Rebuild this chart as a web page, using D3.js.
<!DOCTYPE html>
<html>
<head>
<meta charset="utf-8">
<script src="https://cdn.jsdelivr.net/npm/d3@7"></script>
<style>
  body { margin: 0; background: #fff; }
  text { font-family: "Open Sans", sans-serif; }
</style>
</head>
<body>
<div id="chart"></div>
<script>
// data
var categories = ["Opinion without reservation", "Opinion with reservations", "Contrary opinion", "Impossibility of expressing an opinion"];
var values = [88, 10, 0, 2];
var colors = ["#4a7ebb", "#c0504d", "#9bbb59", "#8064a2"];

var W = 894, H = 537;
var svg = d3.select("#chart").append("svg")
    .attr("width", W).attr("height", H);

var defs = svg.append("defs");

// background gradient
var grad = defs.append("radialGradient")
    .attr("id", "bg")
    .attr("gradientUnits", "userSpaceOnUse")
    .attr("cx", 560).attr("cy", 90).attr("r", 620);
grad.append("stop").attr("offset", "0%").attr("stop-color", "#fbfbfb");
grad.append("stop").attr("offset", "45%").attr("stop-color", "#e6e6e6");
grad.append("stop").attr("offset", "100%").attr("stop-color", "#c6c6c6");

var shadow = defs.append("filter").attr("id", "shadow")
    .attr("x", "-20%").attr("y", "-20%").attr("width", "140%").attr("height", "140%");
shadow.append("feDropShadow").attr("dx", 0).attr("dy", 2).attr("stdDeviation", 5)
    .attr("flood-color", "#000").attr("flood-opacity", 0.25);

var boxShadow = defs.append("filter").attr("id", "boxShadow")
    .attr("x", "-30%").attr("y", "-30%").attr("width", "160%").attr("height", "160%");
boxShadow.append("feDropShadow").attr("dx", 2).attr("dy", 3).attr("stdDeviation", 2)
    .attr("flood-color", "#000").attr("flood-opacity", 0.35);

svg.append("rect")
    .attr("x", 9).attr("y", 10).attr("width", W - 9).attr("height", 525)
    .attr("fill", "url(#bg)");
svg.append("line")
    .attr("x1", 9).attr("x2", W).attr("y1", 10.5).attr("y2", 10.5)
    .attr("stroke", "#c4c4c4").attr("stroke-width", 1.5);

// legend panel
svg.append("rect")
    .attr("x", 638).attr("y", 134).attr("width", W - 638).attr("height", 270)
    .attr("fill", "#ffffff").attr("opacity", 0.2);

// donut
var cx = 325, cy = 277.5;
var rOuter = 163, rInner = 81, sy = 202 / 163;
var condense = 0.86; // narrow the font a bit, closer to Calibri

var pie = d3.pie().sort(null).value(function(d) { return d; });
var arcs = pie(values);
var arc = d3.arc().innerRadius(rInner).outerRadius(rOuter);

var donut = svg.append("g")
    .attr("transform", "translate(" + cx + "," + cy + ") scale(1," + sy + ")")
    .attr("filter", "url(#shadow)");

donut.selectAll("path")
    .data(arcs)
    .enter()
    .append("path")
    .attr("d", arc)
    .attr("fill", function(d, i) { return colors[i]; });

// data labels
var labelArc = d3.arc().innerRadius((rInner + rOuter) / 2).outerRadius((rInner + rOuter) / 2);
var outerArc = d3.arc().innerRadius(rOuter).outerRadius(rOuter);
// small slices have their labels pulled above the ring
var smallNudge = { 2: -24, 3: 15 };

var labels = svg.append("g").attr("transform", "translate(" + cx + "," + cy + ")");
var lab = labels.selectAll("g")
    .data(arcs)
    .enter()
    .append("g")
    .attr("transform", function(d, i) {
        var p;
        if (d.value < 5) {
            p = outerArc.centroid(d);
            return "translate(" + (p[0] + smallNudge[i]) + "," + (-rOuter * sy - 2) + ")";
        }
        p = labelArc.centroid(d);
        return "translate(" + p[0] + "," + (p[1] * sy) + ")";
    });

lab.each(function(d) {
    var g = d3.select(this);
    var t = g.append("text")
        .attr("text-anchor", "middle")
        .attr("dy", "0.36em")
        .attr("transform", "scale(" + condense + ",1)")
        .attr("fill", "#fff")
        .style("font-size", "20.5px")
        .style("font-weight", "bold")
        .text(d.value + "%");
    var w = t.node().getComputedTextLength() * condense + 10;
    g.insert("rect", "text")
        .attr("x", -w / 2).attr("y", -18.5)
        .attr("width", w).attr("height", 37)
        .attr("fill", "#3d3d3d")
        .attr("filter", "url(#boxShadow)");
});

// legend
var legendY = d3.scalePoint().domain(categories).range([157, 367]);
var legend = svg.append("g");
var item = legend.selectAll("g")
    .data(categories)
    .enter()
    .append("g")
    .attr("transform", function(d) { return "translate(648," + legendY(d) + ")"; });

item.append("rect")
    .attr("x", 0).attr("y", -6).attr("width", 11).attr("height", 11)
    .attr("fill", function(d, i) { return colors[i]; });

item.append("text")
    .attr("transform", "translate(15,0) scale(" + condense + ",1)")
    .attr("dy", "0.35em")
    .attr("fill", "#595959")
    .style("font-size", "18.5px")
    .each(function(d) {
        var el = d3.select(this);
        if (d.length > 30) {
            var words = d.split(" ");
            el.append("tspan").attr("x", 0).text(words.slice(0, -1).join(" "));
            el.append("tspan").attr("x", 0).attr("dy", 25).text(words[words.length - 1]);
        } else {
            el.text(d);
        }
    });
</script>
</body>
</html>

**Goal of the exercise**
Repeat the lines above exactly.

**Answer to this exercise**
Rebuild this chart as a web page, using D3.js.
<!DOCTYPE html>
<html>
<head>
<meta charset="utf-8">
<script src="https://cdn.jsdelivr.net/npm/d3@7"></script>
<style>
  body { margin: 0; background: #fff; }
  text { font-family: "Open Sans", sans-serif; }
</style>
</head>
<body>
<div id="chart"></div>
<script>
// data
var categories = ["Opinion without reservation", "Opinion with reservations", "Contrary opinion", "Impossibility of expressing an opinion"];
var values = [88, 10, 0, 2];
var colors = ["#4a7ebb", "#c0504d", "#9bbb59", "#8064a2"];

var W = 894, H = 537;
var svg = d3.select("#chart").append("svg")
    .attr("width", W).attr("height", H);

var defs = svg.append("defs");

// background gradient
var grad = defs.append("radialGradient")
    .attr("id", "bg")
    .attr("gradientUnits", "userSpaceOnUse")
    .attr("cx", 560).attr("cy", 90).attr("r", 620);
grad.append("stop").attr("offset", "0%").attr("stop-color", "#fbfbfb");
grad.append("stop").attr("offset", "45%").attr("stop-color", "#e6e6e6");
grad.append("stop").attr("offset", "100%").attr("stop-color", "#c6c6c6");

var shadow = defs.append("filter").attr("id", "shadow")
    .attr("x", "-20%").attr("y", "-20%").attr("width", "140%").attr("height", "140%");
shadow.append("feDropShadow").attr("dx", 0).attr("dy", 2).attr("stdDeviation", 5)
    .attr("flood-color", "#000").attr("flood-opacity", 0.25);

var boxShadow = defs.append("filter").attr("id", "boxShadow")
    .attr("x", "-30%").attr("y", "-30%").attr("width", "160%").attr("height", "160%");
boxShadow.append("feDropShadow").attr("dx", 2).attr("dy", 3).attr("stdDeviation", 2)
    .attr("flood-color", "#000").attr("flood-opacity", 0.35);

svg.append("rect")
    .attr("x", 9).attr("y", 10).attr("width", W - 9).attr("height", 525)
    .attr("fill", "url(#bg)");
svg.append("line")
    .attr("x1", 9).attr("x2", W).attr("y1", 10.5).attr("y2", 10.5)
    .attr("stroke", "#c4c4c4").attr("stroke-width", 1.5);

// legend panel
svg.append("rect")
    .attr("x", 638).attr("y", 134).attr("width", W - 638).attr("height", 270)
    .attr("fill", "#ffffff").attr("opacity", 0.2);

// donut
var cx = 325, cy = 277.5;
var rOuter = 163, rInner = 81, sy = 202 / 163;
var condense = 0.86; // narrow the font a bit, closer to Calibri

var pie = d3.pie().sort(null).value(function(d) { return d; });
var arcs = pie(values);
var arc = d3.arc().innerRadius(rInner).outerRadius(rOuter);

var donut = svg.append("g")
    .attr("transform", "translate(" + cx + "," + cy + ") scale(1," + sy + ")")
    .attr("filter", "url(#shadow)");

donut.selectAll("path")
    .data(arcs)
    .enter()
    .append("path")
    .attr("d", arc)
    .attr("fill", function(d, i) { return colors[i]; });

// data labels
var labelArc = d3.arc().innerRadius((rInner + rOuter) / 2).outerRadius((rInner + rOuter) / 2);
var outerArc = d3.arc().innerRadius(rOuter).outerRadius(rOuter);
// small slices have their labels pulled above the ring
var smallNudge = { 2: -24, 3: 15 };

var labels = svg.append("g").attr("transform", "translate(" + cx + "," + cy + ")");
var lab = labels.selectAll("g")
    .data(arcs)
    .enter()
    .append("g")
    .attr("transform", function(d, i) {
        var p;
        if (d.value < 5) {
            p = outerArc.centroid(d);
            return "translate(" + (p[0] + smallNudge[i]) + "," + (-rOuter * sy - 2) + ")";
        }
        p = labelArc.centroid(d);
        return "translate(" + p[0] + "," + (p[1] * sy) + ")";
    });

lab.each(function(d) {
    var g = d3.select(this);
    var t = g.append("text")
        .attr("text-anchor", "middle")
        .attr("dy", "0.36em")
        .attr("transform", "scale(" + condense + ",1)")
        .attr("fill", "#fff")
        .style("font-size", "20.5px")
        .style("font-weight", "bold")
        .text(d.value + "%");
    var w = t.node().getComputedTextLength() * condense + 10;
    g.insert("rect", "text")
        .attr("x", -w / 2).attr("y", -18.5)
        .attr("width", w).attr("height", 37)
        .attr("fill", "#3d3d3d")
        .attr("filter", "url(#boxShadow)");
});

// legend
var legendY = d3.scalePoint().domain(categories).range([157, 367]);
var legend = svg.append("g");
var item = legend.selectAll("g")
    .data(categories)
    .enter()
    .append("g")
    .attr("transform", function(d) { return "translate(648," + legendY(d) + ")"; });

item.append("rect")
    .attr("x", 0).attr("y", -6).attr("width", 11).attr("height", 11)
    .attr("fill", function(d, i) { return colors[i]; });

item.append("text")
    .attr("transform", "translate(15,0) scale(" + condense + ",1)")
    .attr("dy", "0.35em")
    .attr("fill", "#595959")
    .style("font-size", "18.5px")
    .each(function(d) {
        var el = d3.select(this);
        if (d.length > 30) {
            var words = d.split(" ");
            el.append("tspan").attr("x", 0).text(words.slice(0, -1).join(" "));
            el.append("tspan").attr("x", 0).attr("dy", 25).text(words[words.length - 1]);
        } else {
            el.text(d);
        }
    });
</script>
</body>
</html>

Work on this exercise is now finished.